Of Ferry Boats and Cosmic Justice

Today is a day of waiting. My team of engineering students arrived in Honduras yesterday, all but one. Because of his military obligations, Billy had to come a day late.  So today, the team is hanging out at the beach-side hotel we know as Jack's Place while I return to Roatan to retrieve Billy.  This means I ride the ferry to Roatan, then a taxi to the airport. After I get Billy, we return by the same route. This means most of my day is spent waiting around.  I'm glad I brought my book.

This morning I had to do something I have not done before. I had to figure out a way to park my car for the day at the ferry.  It took a lot of questions, the answers to which I only understood about 10% of.  A half an hour later I had my parking permit and a little less respect from kind folks with whom I conversed.  When I am out and about without a translator I feel a little vulnerable. But it makes me sympathetic to non-English speakers back in the US.

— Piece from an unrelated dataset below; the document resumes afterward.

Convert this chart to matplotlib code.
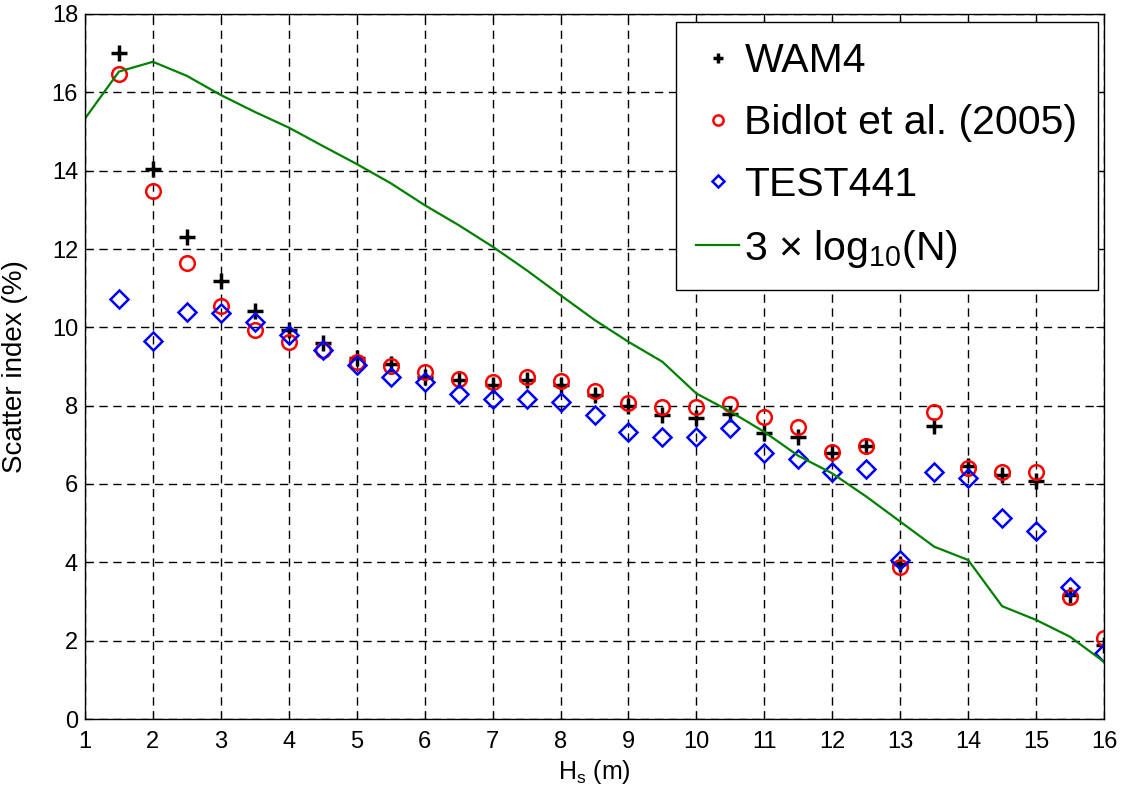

I mentioned that I brought a book. I'm excited about it. It's called "The Quest for Cosmic Justice" by Thomas Sowell. He is a conservative economist from Stanford (I didn't know anything conservative came out of Stanford). It's a critique of social justice programs that fail to take into account the larger costs of their activity to society as a whole.  Here's a quote:

"Cosmic justice is not about the rules of the game. It's about putting particular segments of society in the position that they would have been in but for some undeserved misfortune. This conception of fairnes requires that third parties must weild the power to control outcomes, overriding rules, standards, or the preferences of other people."

and later he says

"Implicit in much discussion of a need to rectify social inequities is the notion that some segments of society, through no fault of their own, lack things which others receive as windfall gains, through no virture of their own."

I am looking forward to spending some time reading more today.

4 comments:

Anonymous said...

I hope for your sake that Billy is a little less prone to seasickness than me!
- Lisa T.

Greg said...

I like Lisa's comment!

Unknown said...

I admire your book list. My summer list has been a bit lighter. Try, Jesus, the Cia, My Father and Me by Ian Crohn. Good read.

Eduardo said...

Sounds like a good book. I might just have to pick up a copy sometime soon.